Sobre o Kosovo, falou-nos o amigo da Galiza e linguista basco José Luís Álvarez Enparantza num Congresso organizado pela AGAL há muitos anos, la em 1987 e contou-nos o seguinte: No Kosovo, de fala gheg, existiu uma importante distância política com a Albânia durante a pós-guerra, devido à rutura entre a Jugoslávia de Tito e a Albânia de Hoxha, pelo que os kosovares optaram por uma padronização centrada no seu dialeto gheg nordestino, isolando as suas falas do resto do domínio linguístico Shqipe a partir de 1944, já que a Albânia optava pelo tosk sem a mais mínima sensibilidade pelos irmãos que ficavam fora das suas fronteiras políticas. Assim foi entre 1944 e 1968, em que cada país apanhou o seu próprio caminho, até que em 1968, num congresso levado a cabo em Pristina organizado pela intelectualidade kosovar, decidiram refletir sobre o assunto e por bem da unidade linguística, optaram pela assunção da norma tosk com vistas ao futuro e pela saúde do albanês, rechaçando o modelo atomizador servo-croata, cujo protótipo é aplicar dentro da mesma língua, quatro standards (sérvio, croata, bosniaco e montenegrino), dous alfabetos (cirílico e latino) e constantes confrontos, ódios e limpezas étnicas. Sobeja dizer, que esse modelo elaboracionista é o que assumiram as instituições oficiais galegas até agora, com a figura do Žarko Muljačić como guru das línguas Ausbau… O Kosovo, finalmente, decidiu unificar os textos para o ensino seguindo os modelos de Tirana, iniciou a implementação das gramáticas tosk e legendagem no novo modelo de padrão e iniciou as adaptações ortofónicas a todos os níveis. As vantagens foram evidentes em pouco tempo a respeito da edição, na produção áudio-visual, nos intercâmbios universitários e no progresso da língua. Todo isto ajudou com a reafirmação nacional que derivou na conquista da soberania do Kosovo e da normalização plena do albanês no país do Campo dos Melros.
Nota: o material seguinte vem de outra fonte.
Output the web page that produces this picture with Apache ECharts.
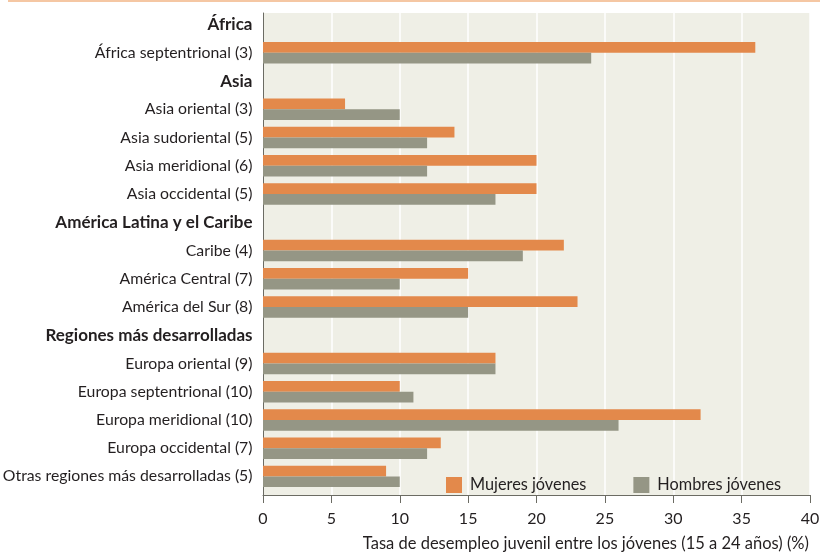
<!DOCTYPE html>
<html><head><meta charset="utf-8">
<script src="https://cdn.jsdelivr.net/npm/echarts@6/dist/echarts.min.js"></script>
<style>html,body{margin:0;padding:0;background:#fff}#c{width:820px;height:554px}</style>
</head><body><div id="c"></div>
<script>
const categories = ['África','África septentrional (3)','Asia','Asia oriental (3)','Asia sudoriental (5)','Asia meridional (6)','Asia occidental (5)','América Latina y el Caribe','Caribe (4)','América Central (7)','América del Sur (8)','Regiones más desarrolladas','Europa oriental (9)','Europa septentrional (10)','Europa meridional (10)','Europa occidental (7)','Otras regiones más desarrolladas (5)'];
const headerCategories = ['África','Asia','América Latina y el Caribe','Regiones más desarrolladas'];
const mujeres = [null,36,null,6,14,20,20,null,22,15,23,null,17,10,32,13,9];
const hombres = [null,24,null,10,12,12,17,null,19,10,15,null,17,11,26,12,10];
const seriesNames = ['Mujeres jóvenes','Hombres jóvenes'];
const xMin = 0, xMax = 40, xStep = 5;
const axisTitle = 'Tasa de desempleo juvenil entre los jóvenes (15 a 24 años) (%)';

const FONT = 'Lato';
const chart = echarts.init(document.getElementById('c'), null, {renderer:'canvas'});
chart.setOption({
  animation:false,
  textStyle:{fontFamily:FONT},
  grid:[
    {left:263, top:13, width:547, height:482, show:true, backgroundColor:'#efefe6', borderWidth:0, outerBoundsMode:'none', containLabel:false},
    {left:263, top:10.5, width:547, height:480, outerBoundsMode:'none', containLabel:false}
  ],
  xAxis:[
    {gridIndex:0, type:'value', min:xMin, max:xMax, interval:xStep,
     axisLine:{show:true, lineStyle:{color:'#6b6b63', width:1}},
     axisTick:{show:true, length:8, lineStyle:{color:'#6b6b63'}},
     axisLabel:{color:'#231f20', fontSize:16, margin:16, fontFamily:FONT},
     splitLine:{show:true, lineStyle:{color:'#ffffff', width:1.5}}},
    {gridIndex:1, type:'value', min:xMin, max:xMax, show:false}
  ],
  yAxis:[
    {gridIndex:0, type:'value', min:0, max:1,
     axisLine:{show:true, lineStyle:{color:'#6b6b63', width:1}},
     axisTick:{show:false}, axisLabel:{show:false}, splitLine:{show:false}},
    {gridIndex:1, type:'category', data:categories, inverse:true,
     axisLine:{show:false}, axisTick:{show:false},
     axisLabel:{margin:10.5, color:'#231f20', fontSize:15.8, fontFamily:FONT,
       formatter:function(v){ return headerCategories.indexOf(v)>=0 ? '{h|'+v+'}' : v; },
       rich:{h:{fontWeight:'bold', fontSize:17, color:'#231f20', fontFamily:FONT}}}}
  ],
  legend:{
    left:441, top:472, itemWidth:16, itemHeight:16, itemGap:47, icon:'rect',
    textStyle:{color:'#231f20', fontSize:16.3, fontFamily:FONT, padding:[0,0,0,3]},
    data:seriesNames
  },
  series:[
    {name:seriesNames[0], type:'bar', xAxisIndex:1, yAxisIndex:1, data:mujeres,
     itemStyle:{color:'#e3894b'}, barGap:'0%', barCategoryGap:'24%'},
    {name:seriesNames[1], type:'bar', xAxisIndex:1, yAxisIndex:1, data:hombres,
     itemStyle:{color:'#959685'}, barGap:'0%', barCategoryGap:'24%'}
  ],
  graphic:[
    {type:'rect', left:8, top:0, shape:{width:812, height:2}, style:{fill:'#f5c7a3'}},
    {type:'text', right:11, top:535, style:{text:axisTitle, fill:'#231f20', font:'16.5px '+FONT}}
  ]
});
</script></body></html>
O caso albanês-kosovar é um exemplo de exo-normalização sucedida que pode servir de exemplo para os galegos, como também podem ser exemplos o da Taalunie de Flandres, o modelo reintegrador da Moldávia ou o do Quebeque, em que a unidade da língua histórica esta por cima de interesses partidários, particulares e gremiais.